Try different distance measures and types of linkages and state clearly your final findings.

Single Euclidean

dist.Es <- dist(std, method="euclidean")
clust.Es <- hclust(dist.Es, method="single")

plot(clust.Es, cex=.4)
rect.hclust(clust.Es, k=3)

Not great. It’s not useful to have 96% of the cases in one cluster.


Complete Euclidean

dist.Ec <- dist(std, method="euclidean")
clust.Ec <- hclust(dist.Ec, method="complete")

plot(clust.Ec, cex=.4)
rect.hclust(clust.Ec, k=3)


Average Euclidean

dist.Ea <- dist(std, method="euclidean")
clust.Ea <- hclust(dist.Ea, method="ave")

plot(clust.Ea, cex=.4)
rect.hclust(clust.Ea, k=3)


Single Canberra

dist.Cs <- dist(std, method="canberra")
clust.Cs <- hclust(dist.Cs, method="single")

plot(clust.Cs, cex=.4)
rect.hclust(clust.Cs, k=3)

Again, single linkage isn’t robust in finding meaningful clusters for my dataset.


Complete Canberra

dist.Cc <- dist(std, method="canberra")
clust.Cc <- hclust(dist.Cc, method="complete")

plot(clust.Cc, cex=.4)
rect.hclust(clust.Cc, k=3)

This looks pretty good, the clusters are broken out in a way where you can identify potential customers (Left), unlikely customers (Middle), and likely customers (Right). Gender seems to play a big role. Middle-aged men with high salaries and low shopping scores were clustered together (unlikely customers) but females of the same age, salary, and shopping score were grouped with the potential customers cluster on the left.


Average Canberra

dist.Ca <- dist(std, method="canberra")
clust.Ca <- hclust(dist.Ca, method="ave")

plot(clust.Ca, cex=.4)
rect.hclust(clust.Ca, k=3)

Middle cluster size decreased but overall pretty similar to the complete canberra.
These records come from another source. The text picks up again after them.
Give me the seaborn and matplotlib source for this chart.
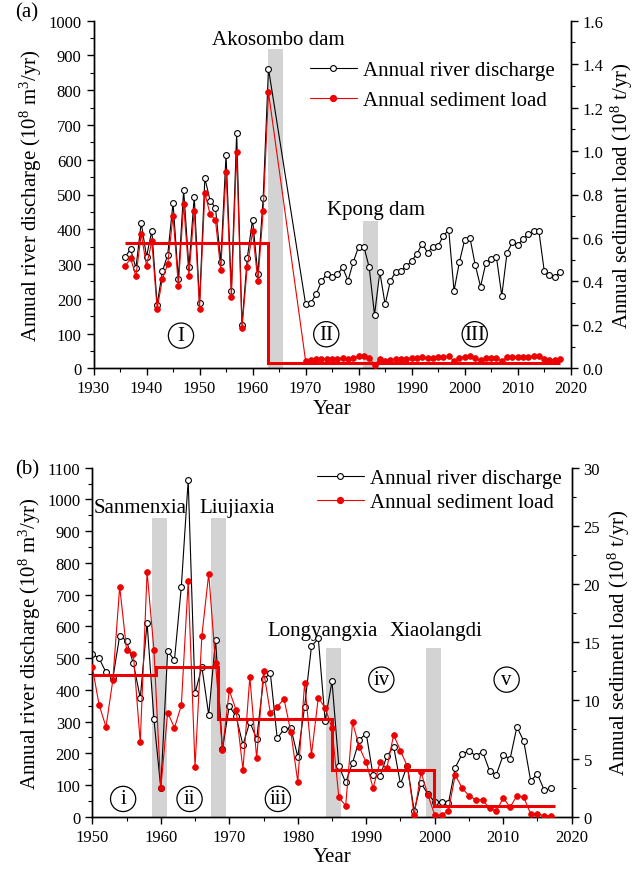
import numpy as np
import pandas as pd
import matplotlib
matplotlib.use("Agg")
import matplotlib.pyplot as plt
import seaborn as sns
from matplotlib.ticker import MultipleLocator
from matplotlib.lines import Line2D

# ---------------- data: panel (a) Volta ----------------
years_a = list(range(1936, 1964)) + list(range(1970, 2019))
discharge_a = [321, 343, 288, 419, 321, 396, 183, 279, 327, 476, 257, 513, 290, 494,
               187, 547, 482, 462, 306, 614, 223, 677, 125, 317, 428, 270, 490, 862,
               185, 188, 214, 250, 272, 262, 270, 290, 252, 306, 350, 350, 290, 154,
               277, 184, 252, 277, 281, 293, 309, 329, 359, 333, 350, 352, 382, 398,
               223, 305, 369, 375, 297, 235, 303, 314, 319, 209, 333, 362, 355, 371,
               385, 395, 395, 281, 268, 264, 276]
sediment_a = [0.472, 0.506, 0.424, 0.618, 0.472, 0.584, 0.274, 0.411, 0.480, 0.701,
              0.381, 0.755, 0.427, 0.726, 0.275, 0.806, 0.709, 0.682, 0.453, 0.904,
              0.330, 0.997, 0.184, 0.467, 0.630, 0.400, 0.723, 1.270,
              0.035, 0.038, 0.041, 0.043, 0.045, 0.045, 0.045, 0.046, 0.044, 0.049,
              0.055, 0.056, 0.049, 0.017, 0.042, 0.033, 0.040, 0.043, 0.044, 0.045,
              0.046, 0.047, 0.050, 0.048, 0.049, 0.050, 0.053, 0.056, 0.033, 0.047,
              0.054, 0.055, 0.046, 0.036, 0.046, 0.047, 0.048, 0.033, 0.050, 0.052,
              0.052, 0.053, 0.054, 0.056, 0.056, 0.043, 0.040, 0.040, 0.042]
step_edges_a = [1936, 1963, 2018]
step_values_a = [0.578, 0.024]
dams_a = ["Akosombo dam", "Kpong dam"]
dam_span_a = [(1963.0, 1965.8), (1980.8, 1983.6)]
dam_top_a = [920, 425]
periods_a = ["I", "II", "III"]

# ---------------- data: panel (b) Yellow River ----------------
years_b = list(range(1950, 2018))
discharge_b = [513, 499, 455, 436, 571, 554, 483, 374, 611, 307, 90, 521, 494, 725,
               1060, 389, 472, 321, 558, 212, 349, 316, 226, 299, 245, 433, 452, 247,
               276, 278, 189, 347, 537, 562, 302, 427, 159, 108, 170, 243, 262, 130,
               127, 190, 221, 103, 161, 18, 106, 71, 47, 47, 42, 155, 197, 208, 192,
               205, 145, 133, 194, 182, 283, 238, 114, 134, 83, 90]
sediment_b = [12.85, 9.60, 7.72, 11.75, 19.77, 14.37, 13.96, 6.38, 21.05, 14.32, 2.43,
              8.95, 7.64, 9.57, 20.24, 4.28, 15.57, 20.89, 13.17, 5.73, 10.85, 9.16,
              4.04, 12.00, 5.02, 12.55, 8.92, 9.46, 10.12, 7.25, 3.00, 11.51, 5.32,
              10.23, 9.35, 7.61, 1.66, 0.95, 8.10, 5.97, 4.66, 2.45, 4.66, 4.15, 7.04,
              5.67, 4.34, 0.14, 3.82, 1.88, 0.14, 0.14, 0.52, 3.60, 2.45, 1.80, 1.45,
              1.45, 0.71, 0.49, 1.61, 0.82, 1.80, 1.66, 0.25, 0.25, 0.08, 0.08]
step_edges_b = [1950, 1959.3, 1968.4, 1985.0, 1999.9, 2017.5]
step_values_b = [12.2, 12.85, 8.4, 4.0, 0.95]
dams_b = ["Sanmenxia", "Liujiaxia", "Longyangxia", "Xiaolangdi"]
dam_span_b = [(1958.7, 1960.9), (1967.4, 1969.5), (1984.1, 1986.3), (1998.7, 2000.9)]
dam_top_b = [941, 941, 532, 532]
periods_b = ["i", "ii", "iii", "iv", "v"]

# ---------------- style ----------------
sns.set_theme(style="ticks")
plt.rcParams["font.family"] = ["Liberation Serif", "DejaVu Serif"]
plt.rcParams["mathtext.fontset"] = "custom"
plt.rcParams["mathtext.rm"] = "Liberation Serif"
plt.rcParams["mathtext.it"] = "Liberation Serif:italic"
for k in ["text.color", "axes.labelcolor", "xtick.color", "ytick.color", "axes.edgecolor"]:
    plt.rcParams[k] = "black"

LBL = 15
TCK = 12
RED = "#ee0000"
MS = 4.2

fig = plt.figure(figsize=(6.34, 8.79), dpi=100)
W, H = 634, 879


def make_axes(l, r, t, b):
    return fig.add_axes([l / W, 1 - b / H, (r - l) / W, (b - t) / H])


def style(ax, ax2, xmaj, ymaj, ymin, y2maj, y2min):
    for a in (ax, ax2):
        a.spines["top"].set_visible(False)
        a.spines["left"].set_linewidth(1.0)
        a.spines["right"].set_linewidth(1.0)
        a.spines["bottom"].set_linewidth(1.0)
        a.tick_params(which="major", direction="out", length=5, width=1.0, labelsize=TCK)
        a.tick_params(which="minor", direction="out", length=3, width=0.8)
    ax.xaxis.set_major_locator(MultipleLocator(xmaj))
    ax.xaxis.set_minor_locator(MultipleLocator(xmaj / 2))
    ax.yaxis.set_major_locator(MultipleLocator(ymaj))
    ax.yaxis.set_minor_locator(MultipleLocator(ymin))
    ax2.yaxis.set_major_locator(MultipleLocator(y2maj))
    ax2.yaxis.set_minor_locator(MultipleLocator(y2min))


def draw_panel(ax, years, dis, sed, edges, steps, dams, spans, tops, dam_txt_pos,
               periods, period_pos, xlim, ylim, y2lim, leg_anchor, leg_spacing):
    ax2 = ax.twinx()
    # dam bands
    for (x0, x1), top in zip(spans, tops):
        ax.bar((x0 + x1) / 2, top, width=x1 - x0, color="#d3d3d3", zorder=0, linewidth=0)
    df_d = pd.DataFrame({"year": years, "discharge": dis})
    df_s = pd.DataFrame({"year": years, "sediment": sed})
    sns.lineplot(data=df_d, x="year", y="discharge", ax=ax, color="black", lw=0.8,
                 marker="o", markersize=MS, markerfacecolor="white",
                 markeredgecolor="black", markeredgewidth=0.8,
                 estimator=None, sort=False, zorder=3)
    sns.lineplot(data=df_s, x="year", y="sediment", ax=ax2, color=RED, lw=0.8,
                 marker="o", markersize=MS, markerfacecolor=RED,
                 markeredgecolor=RED, markeredgewidth=0.5,
                 estimator=None, sort=False, zorder=3)
    ax2.stairs(steps, edges, baseline=None, color=RED, lw=2.2, zorder=4)
    for name, (x, y) in zip(dams, dam_txt_pos):
        ax.text(x, y, name, fontsize=LBL, ha="center", va="center", zorder=5)
    px = [p[0] for p in period_pos]
    py = [p[1] for p in period_pos]
    ax.scatter(px, py, s=330, facecolor="none", edgecolor="black", linewidth=0.9, zorder=5)
    for lab, x, y in zip(periods, px, py):
        ax.text(x, y, lab, fontsize=LBL, ha="center", va="center", zorder=6)
    ax.set_xlim(*xlim)
    ax.set_ylim(*ylim)
    ax2.set_ylim(*y2lim)
    ax.set_xlabel("Year", fontsize=LBL, labelpad=2)
    ax.set_ylabel(r"Annual river discharge (10$^8$ m$^3$/yr)", fontsize=LBL, labelpad=3)
    ax2.set_ylabel(r"Annual sediment load (10$^8$ t/yr)", fontsize=LBL, labelpad=4)
    ax.set_zorder(1)
    ax2.set_zorder(2)
    ax.patch.set_visible(True)
    ax2.patch.set_visible(False)
    handles = [
        Line2D([], [], color="black", lw=0.8, marker="o", markersize=MS,
               markerfacecolor="white", markeredgecolor="black", markeredgewidth=0.8),
        Line2D([], [], color=RED, lw=0.8, marker="o", markersize=MS,
               markerfacecolor=RED, markeredgecolor=RED),
    ]
    ax2.legend(handles, ["Annual river discharge", "Annual sediment load"],
               loc="center left", bbox_to_anchor=leg_anchor, frameon=False,
               fontsize=LBL, borderpad=0, borderaxespad=0, handlelength=2.25,
               handletextpad=0.3, labelspacing=leg_spacing)
    return ax2


# panel (a)
axA = make_axes(93.5, 570.7, 21.7, 369.3)
axA2 = draw_panel(axA, years_a, discharge_a, sediment_a, step_edges_a, step_values_a,
                  dams_a, dam_span_a, dam_top_a, [(1964.8, 947), (1983.3, 458)],
                  periods_a, [(1946.5, 94), (1973.9, 98), (2001.9, 98)],
                  (1930, 2020), (0, 1000), (0, 1.6), (0.4537, 0.815), 0.5)
style(axA, axA2, 10, 100, 50, 0.2, 0.1)
axA2.yaxis.set_major_formatter(matplotlib.ticker.FormatStrFormatter("%.1f"))

# panel (b)
axB = make_axes(92.3, 571.7, 468.7, 817.7)
axB2 = draw_panel(axB, years_b, discharge_b, sediment_b, step_edges_b, step_values_b,
                  dams_b, dam_span_b, dam_top_b,
                  [(1957.0, 976), (1971.1, 976), (1983.6, 586), (2000.2, 586)],
                  periods_b, [(1954.5, 56), (1964.2, 56), (1977.1, 56), (1992.2, 432), (2010.5, 432)],
                  (1950, 2020), (0, 1100), (0, 30), (0.468, 0.935), 0.22)
style(axB, axB2, 10, 100, 50, 5, 2.5)

fig.text(27 / W, 1 - 13 / H, "(a)", fontsize=LBL, ha="center", va="center")
fig.text(27 / W, 1 - 470 / H, "(b)", fontsize=LBL, ha="center", va="center")

fig.savefig("out.png", dpi=100)
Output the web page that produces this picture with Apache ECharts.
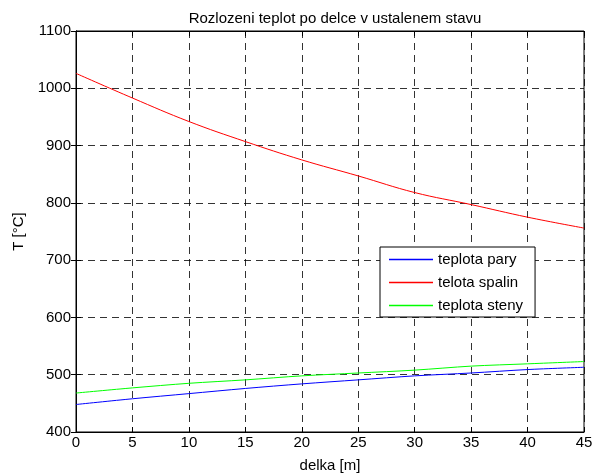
<!DOCTYPE html>
<html>
<head>
<meta charset="utf-8">
<script src="https://cdn.jsdelivr.net/npm/echarts@6/dist/echarts.min.js"></script>
<style>
  html, body { margin: 0; padding: 0; background: #fff; }
  #chart { width: 594px; height: 476px; }
</style>
</head>
<body>
<div id="chart"></div>
<script>
// delka [m]
var delka = [0, 5, 10, 15, 20, 25, 30, 35, 40, 45];
// teploty [°C]
var teplotaPary = [448, 458, 467, 476, 484, 491, 498, 503, 509, 513];
var telotaSpalin = [1026, 983, 942, 907, 875, 847, 818, 797, 775, 756];
var teplotaSteny = [468, 477, 485, 491, 498, 503, 508, 515, 519, 523];
var seriesNames = ["teplota pary", "telota spalin", "teplota steny"];

function pairs(xs, ys) {
    return xs.map(function (x, i) { return [x, ys[i]]; });
}

var fontFam = "'Liberation Sans', Arial, sans-serif";
var fs = 15;
// tenka vodorovna cara jako ikona legendy (box 44x14)
var lineIcon = 'path://M0,0 L0.01,0 M0,6.3 L44,6.3 L44,7.7 L0,7.7 Z M0,14 L0.01,14';

var chart = echarts.init(document.getElementById('chart'), null, {renderer: 'canvas'});

var gridLine = {show: true, lineStyle: {color: '#000', type: [7, 5], width: 1, opacity: 0.8}};

var option = {
    animation: false,
    backgroundColor: '#fff',
    textStyle: {fontFamily: fontFam},
    title: {
        text: "Rozlozeni teplot po delce v ustalenem stavu",
        left: 330,
        textAlign: 'center',
        top: 6,
        textStyle: {fontFamily: fontFam, fontSize: fs, fontWeight: 'normal', color: '#000'}
    },
    grid: {
        left: 76, right: 10, top: 31, bottom: 44,
        outerBoundsMode: 'none',
        containLabel: false,
        show: true, borderColor: '#000', borderWidth: 1
    },
    legend: {
        orient: 'vertical',
        left: 380,
        top: 247,
        data: seriesNames.map(function (n) { return {name: n, icon: lineIcon}; }),
        backgroundColor: '#fff',
        borderColor: '#000',
        borderWidth: 1,
        padding: [4, 12, 3, 9],
        itemWidth: 44,
        itemHeight: 14,
        itemGap: 6,
        textStyle: {fontFamily: fontFam, fontSize: fs, lineHeight: 17, color: '#000'}
    },
    xAxis: [
        {
            type: 'value', min: 0, max: 45, interval: 5,
            name: 'delka [m]', nameLocation: 'middle', nameGap: 26,
            nameTextStyle: {fontFamily: fontFam, fontSize: fs, color: '#000'},
            axisLine: {show: true, onZero: false, lineStyle: {color: '#000'}},
            axisTick: {show: true, inside: true, length: 5, lineStyle: {color: '#000'}},
            axisLabel: {fontFamily: fontFam, fontSize: fs, color: '#000', margin: 3},
            splitLine: gridLine
        },
        {
            type: 'value', min: 0, max: 45, interval: 5, position: 'top',
            axisLine: {show: true, lineStyle: {color: '#000'}},
            axisTick: {show: true, inside: true, length: 5, lineStyle: {color: '#000'}},
            axisLabel: {show: false},
            splitLine: {show: false}
        }
    ],
    yAxis: [
        {
            type: 'value', min: 400, max: 1100, interval: 100,
            name: 'T [°C]', nameLocation: 'middle', nameGap: 45,
            nameTextStyle: {fontFamily: fontFam, fontSize: fs, color: '#000'},
            axisLine: {show: true, onZero: false, lineStyle: {color: '#000'}},
            axisTick: {show: true, inside: true, length: 5, lineStyle: {color: '#000'}},
            axisLabel: {
                fontFamily: fontFam, fontSize: fs, color: '#000', margin: 5,
                formatter: function (v) { return String(v); }
            },
            splitLine: gridLine
        },
        {
            type: 'value', min: 400, max: 1100, interval: 100, position: 'right',
            axisLine: {show: true, lineStyle: {color: '#000'}},
            axisTick: {show: true, inside: true, length: 5, lineStyle: {color: '#000'}},
            axisLabel: {show: false},
            splitLine: {show: false}
        }
    ],
    series: [
        {
            name: seriesNames[0], type: 'line', data: pairs(delka, teplotaPary),
            symbol: 'none', smooth: 0.3, color: '#0000ff', lineStyle: {width: 1, color: '#0000ff'}
        },
        {
            name: seriesNames[1], type: 'line', data: pairs(delka, telotaSpalin),
            symbol: 'none', smooth: 0.4, color: '#ff0000', lineStyle: {width: 1, color: '#ff0000'}
        },
        {
            name: seriesNames[2], type: 'line', data: pairs(delka, teplotaSteny),
            symbol: 'none', smooth: 0.3, color: '#00ff00', lineStyle: {width: 1, color: '#00ff00'}
        }
    ]
};

chart.setOption(option);
</script>
</body>
</html>
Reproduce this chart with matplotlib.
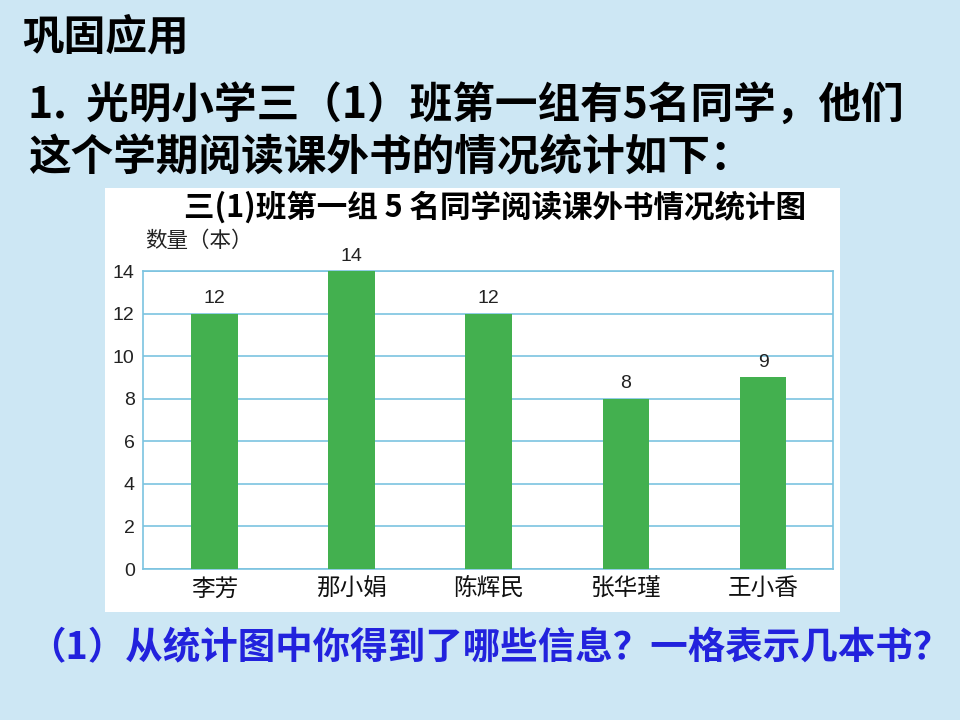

Left to right: likely customers, unlikely customers, potential customers.


Single Manhattan

dist.Ms <- dist(std, method="manhattan")
clust.Ms <- hclust(dist.Ms, method="single")

plot(clust.Ms, cex=.4)
rect.hclust(clust.Ms, k=3)


Complete Manhattan

dist.Mc <- dist(std, method="manhattan")
clust.Mc <- hclust(dist.Mc, method="complete")

plot(clust.Mc, cex=.4)
rect.hclust(clust.Mc, k=3)


Average Manhattan

dist.Ma <- dist(std, method="manhattan")
clust.Ma <- hclust(dist.Ma, method="ave")

plot(clust.Ma, cex=.4)
rect.hclust(clust.Ma, k=3)

Seems like a little bit of every variable influced these clusters. They are pretty informative and align with what I was expecting to see. Potential customers: High shopping index and/or high salary, all young or middle aged. Unlikely customers: Low shopping index (interestingly, the unlikely customers group doesn’t include any subjects with low salaries), even distribution of males/females, all age ranges present. Likely customers: Everyone else, shopping index in the middle with low and average salaries, mostly females, all age ranges present.

Subject 199 and 21 seemed to throw off any single-linkage distance calcluations, as well as the average Euclidean.